Дебора рассказала Толберту о своей помолвке и описала, как был счастлив отец, как он похлопал её по плечу, воодушевлённый этой новостью. По её словам, ей не хотелось пышной свадьбы. Да и вообще не имело значения, о чём она просила, потому что Делла тут же вмешалась и сказала ей, что она всего лишь официантка и не может позволить себе никакого торжества.
Вскоре после этого Делла начала подслушивать её телефонные разговоры с Дэррилом, и Дебора описала несколько таких прерванных звонков. За пару дней до Рождества Деборе надоели угрозы Деллы, поэтому она позвонила и обругала её. Дебора сказала, что дело в принципе: ей не хотелось, чтобы Делла помыкала отцом.

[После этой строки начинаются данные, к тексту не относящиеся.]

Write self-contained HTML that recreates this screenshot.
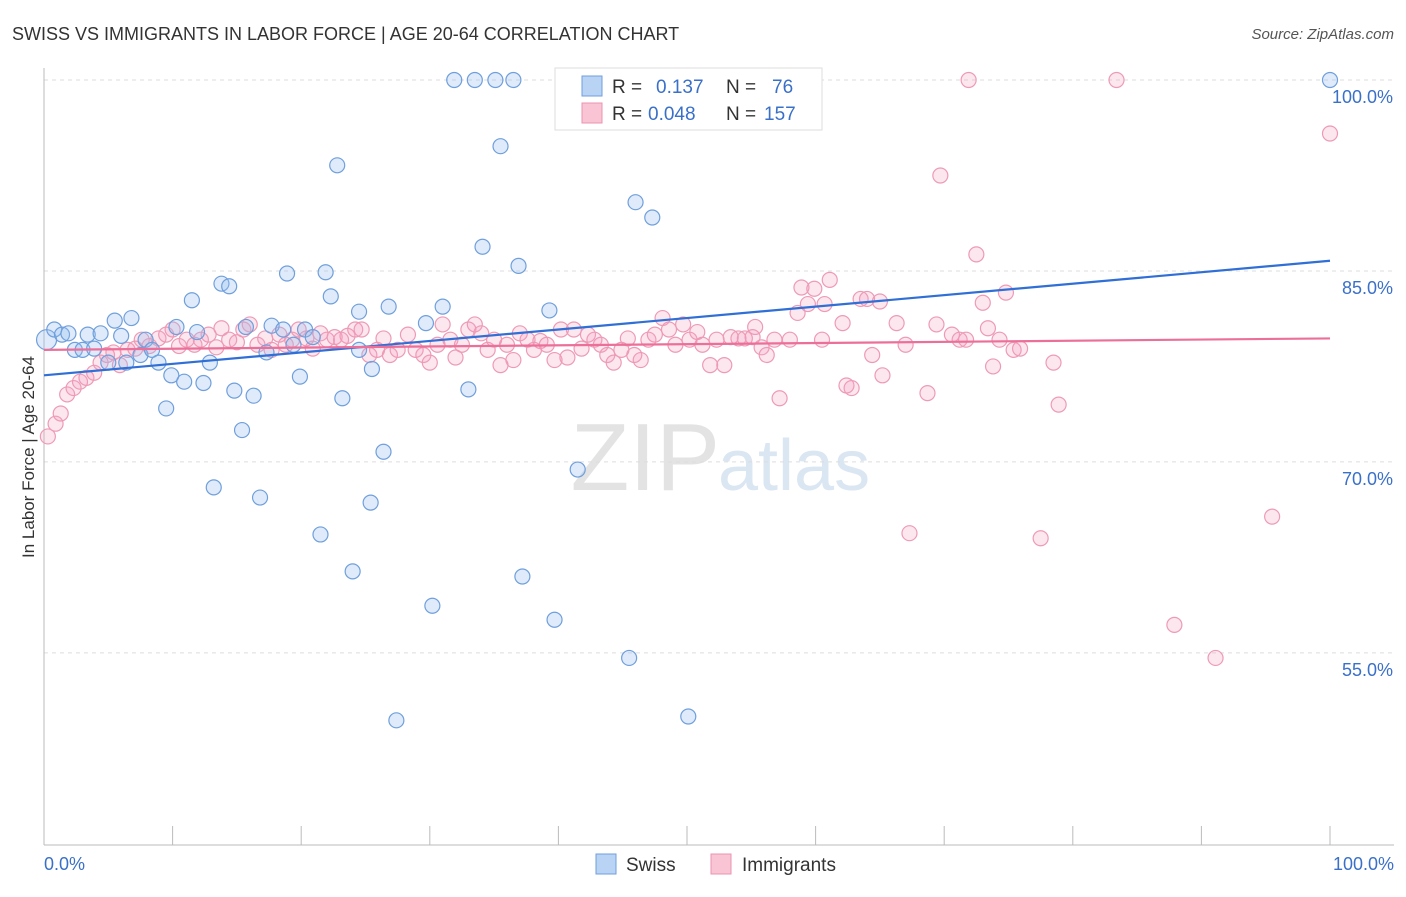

Толберт протянул ей стенограмму с автоответчика, в которой она опознала слова, произнесённые отцом в последние дни жизни. Вещественную улику приобщили к делу — в порядке исключения из правила о передаче слухов, запись была допущена — и весь зал суда слушал голос Дэррила: "Не звоните Данте, не говорите с Данте, — умолял его плачущий голос. — Дебора, я не знаю, смогу ли когда-нибудь снова поговорить с тобой. Пожалуйста, Дебора, ты просто не понимаешь.... Я не знаю, переживу ли я это".